Thanks for letting me vent.
_Posted via Mobile Device_


----------



## okeydokie (Sep 10, 2008)

edessa said:


> She said that it's all her and that she just about lost all desire but enjoys it when we do have sex.



:scratchhead:

well i dont understand that at all


----------



## CarolineMRF (Sep 2, 2009)

How old is she....


----------



## edessa (Aug 31, 2009)

She just turned 40 and I am 35. We have a 3&1/2 year old. For those that do not understand, I think sex is a big part of a relationship. I do not want to be part of a relationship if the sex is non existant. I will not cheat on her. I rather ask for a seperation or divorce as a last resort. I guess talking to her about it is good. Things are a little better but like I said how long will it last? It seems from reading other posts, it's hard for a relationship to get past the limited or no sex issue for what ever reason and that scares me. I am not looking for advise per say, and I will appriciate it if I get it, but just for a place to vent. Just typing this is helping to get it off my chest.
_Posted via Mobile Device_


----------



## okeydokie (Sep 10, 2008)

edessa said:


> She just turned 40 and I am 35. We have a 3&1/2 year old. For those that do not understand, I think sex is a big part of a relationship. I do not want to be part of a relationship if the sex is non existant. I will not cheat on her. I rather ask for a seperation or divorce as a last resort. I guess talking to her about it is good. Things are a little better but like I said how long will it last? It seems from reading other posts, it's hard for a relationship to get past the limited or no sex issue for what ever reason and that scares me. I am not looking for advise per say, and I will appriciate it if I get it, but just for a place to vent.
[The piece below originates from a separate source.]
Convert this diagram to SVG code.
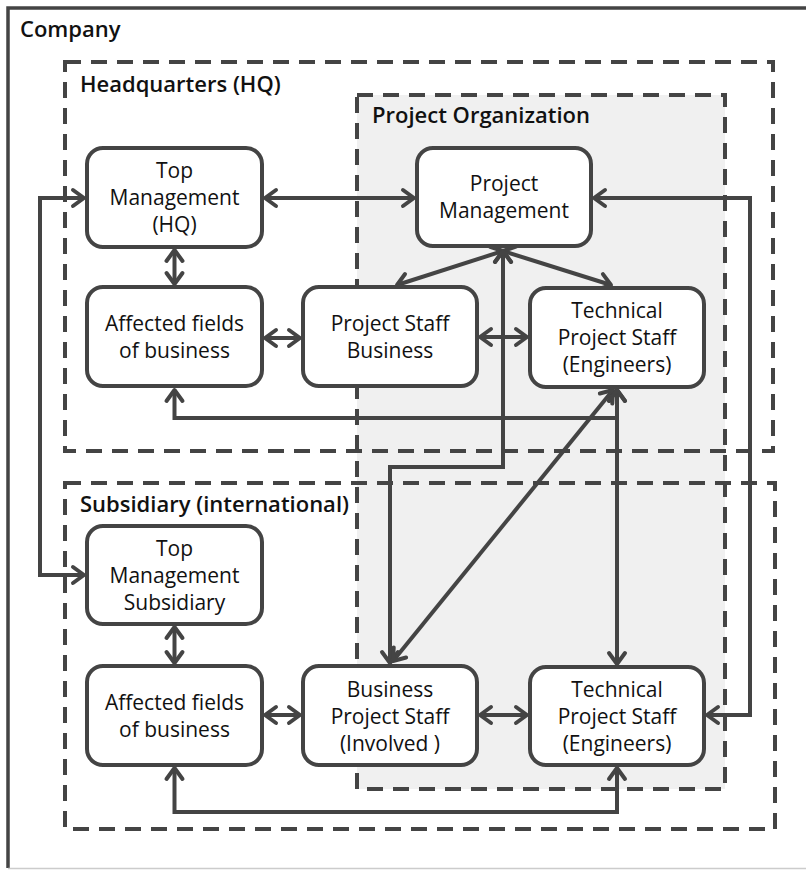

Just typing this is helping to get it off my chest.
> _Posted via Mobile Device_



my lack of understanding comes from what you said she said, she likes sex when you have it, but she has no desire


----------



## edessa (Aug 31, 2009)

okeydokie said:


> my lack of understanding comes from what you said she said, she likes sex when you have it, but she has no desire


 I have to ask for it for us to have it. She never asks for it. She never gets turned on. Only after I ask for and start the forplay does she get turned on. I can't understand why she never gets turned on without me having to ask and do anything.
_Posted via Mobile Device_


----------



## Lizzie60 (Sep 13, 2009)

Okey... it's quite simple really.... she likes it when it happens... when HE initiates it.. she won't... or rarely I suppose.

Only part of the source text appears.